By: Kristen Ross Email
By: Kristen Ross Email

The number of volunteer firefighters heeding the call to serve is down across the state.

State officials say the number of people volunteering has dropped to levels predating a surge brought on by the 9/11 attacks.

The drop is making it even harder for departments to run on a fully volunteered staff, and the state-wide problem has local implications.

To put it in perspective, nationally there's been about an 8 percent drop in volunteer firefighters since the mid 80's.
However, in one rural Brazos County department there's been about a 40 percent drop in the last five years.

Therefore, local departments are having to find new ways to attract volunteers.

"It's just something I love to do. I was raised around firefighters, I'm a third generation firefighter," Volunteer Firefighter Chet Barker said. "I liked it so much I didn't mind not getting paid for it as well."

Chet Barker is one of a few, bucking a statewide trend that's seeing less and less volunteer firefighters reporting for duty.

"We used to average about 25 volunteer members, we now average about 15," District 2 Fire Chief Merrie Noak said.

Chief Noak says the past five years have been particularly rough on the rural volunteer fire department, because those 15 volunteers have to cover three stations and more than 130 square miles.

"Some of us are wearing two or three caps.
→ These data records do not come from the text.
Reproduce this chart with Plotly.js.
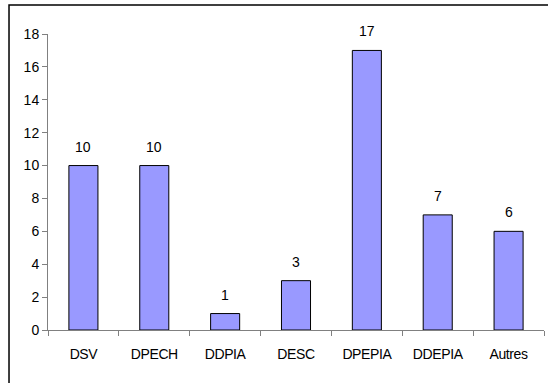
<!DOCTYPE html>
<html>
<head>
<meta charset="utf-8">
<script src="https://cdn.plot.ly/plotly-3.0.1.min.js"></script>
<style>
  html, body { margin: 0; padding: 0; background: #fff; }
  #chart { width: 548px; height: 383px; }
  /* slightly tighter category labels */
  #chart .xtick text { letter-spacing: -0.4px; }
</style>
</head>
<body>
<div id="chart"></div>
<script>
// Number of cases per service
var categories = ["DSV", "DPECH", "DDPIA", "DESC", "DPEPIA", "DDEPIA", "Autres"];
var counts = [10, 10, 1, 3, 17, 7, 6];
var yTicks = [0, 2, 4, 6, 8, 10, 12, 14, 16, 18];

var font = { family: "Liberation Sans, Arial, sans-serif", color: "#000" };

var trace = {
  type: "bar",
  x: categories,
  y: counts,
  marker: { color: "#9999FF", line: { color: "#000000", width: 1 } },
  hoverinfo: "none"
};

// value labels above each bar
var labels = categories.map(function (c, i) {
  return {
    x: c, y: counts[i], xref: "x", yref: "y",
    text: String(counts[i]), showarrow: false,
    yanchor: "bottom", yshift: 9,
    font: { family: font.family, size: 14, color: "#000" }
  };
});

var layout = {
  width: 548, height: 383,
  margin: { l: 48, r: 4, t: 34, b: 53 },
  paper_bgcolor: "#fff", plot_bgcolor: "#fff",
  showlegend: false,
  bargap: 0.59,
  font: font,
  xaxis: {
    type: "category",
    showline: true, linecolor: "#808080", linewidth: 1,
    ticks: "outside", tickson: "boundaries", ticklen: 5, tickcolor: "#808080",
    tickfont: { family: font.family, size: 14, color: "#000" },
    ticklabelstandoff: 11,
    showgrid: false, zeroline: false, fixedrange: true
  },
  yaxis: {
    range: [0, 18],
    tickvals: yTicks,
    showline: true, linecolor: "#808080", linewidth: 1,
    ticks: "outside", ticklen: 5, tickcolor: "#808080",
    tickfont: { family: font.family, size: 14, color: "#000" },
    showgrid: false, zeroline: false, fixedrange: true
  },
  annotations: labels,
  shapes: [{
    type: "rect", xref: "paper", yref: "paper",
    x0: -0.0786, x1: 1.2, y0: -0.3, y1: 1.098,
    line: { color: "#000", width: 1.5 }, fillcolor: "rgba(0,0,0,0)",
    layer: "below"
  }]
};

Plotly.newPlot("chart", [trace], layout, { displayModeBar: false, staticPlot: true });
</script>
</body>
</html>
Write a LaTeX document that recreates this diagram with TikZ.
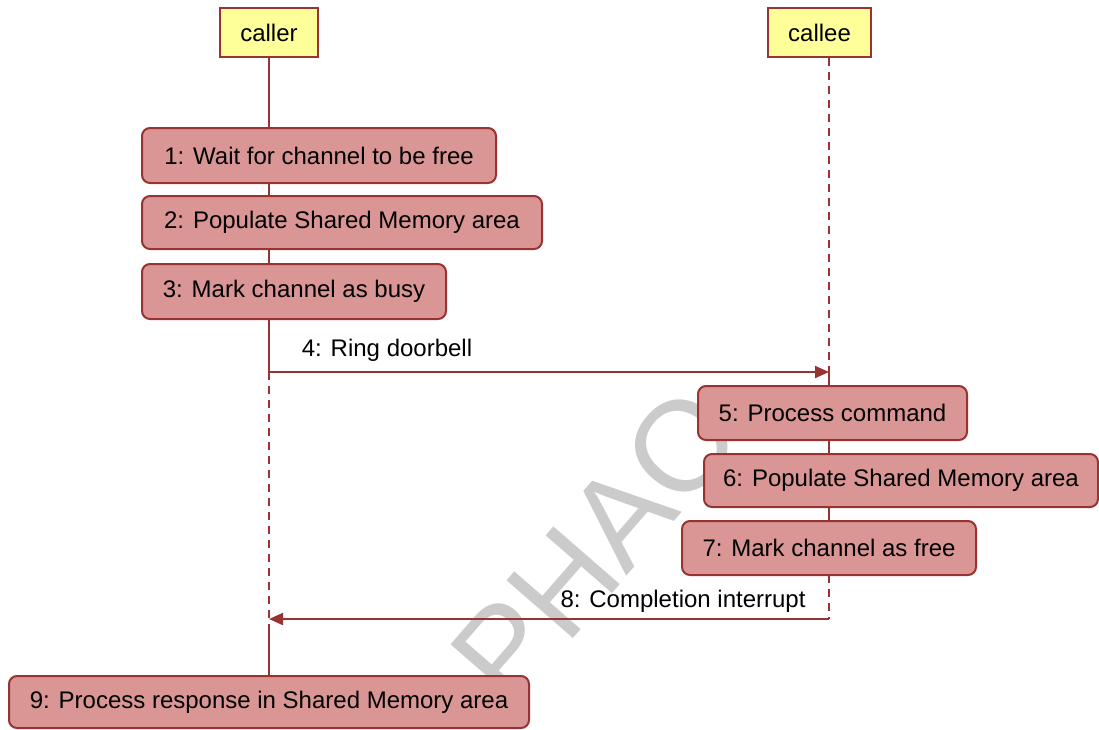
\documentclass[tikz,border=0pt]{standalone}
\usepackage{fontspec}
\setmainfont{Liberation Sans}
\usetikzlibrary{arrows.meta}
\definecolor{edge}{HTML}{993333}
\definecolor{stepfill}{HTML}{D99694}
\definecolor{actorfill}{HTML}{FFFF99}
\definecolor{mark}{HTML}{CBCBCB}
\tikzset{
  actor/.style={draw=edge, line width=2pt, fill=actorfill, inner sep=0pt,
    font=\fontsize{24}{27}\selectfont},
  stepbox/.style={draw=edge, line width=2pt, fill=stepfill, rounded corners=8pt,
    inner sep=0pt, font=\fontsize{24}{27}\selectfont},
  life/.style={draw=edge, line width=2.4pt},
  lifedash/.style={life, dash pattern=on 8pt off 6pt},
  msg/.style={draw=edge, line width=2pt, -{Triangle[length=14pt,width=12pt]}},
  msglabel/.style={font=\fontsize{24}{27}\selectfont, inner sep=0pt},
}
\begin{document}
\begin{tikzpicture}[x=1pt,y=-1pt]
\useasboundingbox (0,0) rectangle (1099,729);

% watermark
\node[text=mark, font=\fontsize{128}{128}\selectfont, rotate=49] (wm) at (596,545) {PHAO};

% actors
\node[actor, minimum width=98pt, minimum height=49pt] (caller) at (269,32.5) {caller};
\node[actor, minimum width=103pt, minimum height=49pt] (callee) at (819.5,32.5) {callee};

% message end points on the lifelines
\coordinate (a4s) at (269,372);
\coordinate (a4e) at (829,372);
\coordinate (a8s) at (829,619);
\coordinate (a8e) at (269,619);
\coordinate (c9) at (269,632);

% lifelines: solid while active, dashed while waiting
\draw[life] (caller.south) -- (a4s);
\draw[lifedash] (a4s) -- (c9);
\draw[lifedash] (a4e |- callee.south) -- (a4e);
\draw[lifedash] (829,575) -- (a8s);

% steps
\node[stepbox, minimum width=354pt, minimum height=55pt] (s1) at (319,155.5) {1: Wait for channel to be free};
\node[stepbox, minimum width=400pt, minimum height=53pt] (s2) at (342,222.5) {2: Populate Shared Memory area};
\node[stepbox, minimum width=304pt, minimum height=55pt] (s3) at (294,291.5) {3: Mark channel as busy};
\node[stepbox, minimum width=269pt, minimum height=54pt] (s5) at (832.5,413) {5: Process command};
\node[stepbox, minimum width=394pt, minimum height=53pt] (s6) at (901,480.5) {6: Populate Shared Memory area};
\node[stepbox, minimum width=294pt, minimum height=54pt] (s7) at (829,548) {7: Mark channel as free};
\node[stepbox, minimum width=520pt, minimum height=52pt] (s9) at (269,702) {9: Process response in Shared Memory area};

% active segments between steps
\draw[life] (a4e) -- (a4e |- s5.north);
\draw[life] (a4e |- s5.south) -- (a4e |- s6.north);
\draw[life] (a4e |- s6.south) -- (s7.north);
\draw[life] (c9) -- (s9.north);

% messages
\draw[msg] (a4s) -- (a4e);
\node[msglabel] (m4) at (387,350) {4: Ring doorbell};
\draw[msg] (a8s) -- (a8e);
\node[msglabel] (m8) at (683,601) {8: Completion interrupt};
\end{tikzpicture}
\end{document}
Some of us are training officers, assistant chiefs, and firefighters all in one," Noak said. "Some of us take on the responsibility that maybe two or three individuals would have done in the past."

But on the other side of town Fire Chief Emily Staples says for the first time in a while she has all the volunteers she can handle.

"We're at our max right now," Staples said.

Like so many other departments across the state Staples noticed what was holding volunteers back: long hours, little perks and one Big commitment.

So Staples decided to heat things up...

"We have dinners fairly regularly, I'll have BBQ brought in, steak dinners," Staples said. "We pay for any training they want to go through, and their meals, and expenses and things like that."

It's those added benefits Chief Noak is hoping will do away with the volunteer dry spell, that's keeping her county departments all but empty.

"We're looking into incentives, reimbursements in fuel costs due to the rise and increase in diesel and gas," Noak said.

And for Chet Barker, who volunteers alongside his dad, those incentives, and the love for the job are enough to keep him around for the long haul.

"From my point of view, I can't understand why you wouldn't want to do it," Barker said. "It's rewarding, it's fun for me, and there's a lot of friendship involved in it."

Once a person does volunteer it typically takes eight to 10 months of training before they can respond to a fire. So the current deficit is not a quick fix.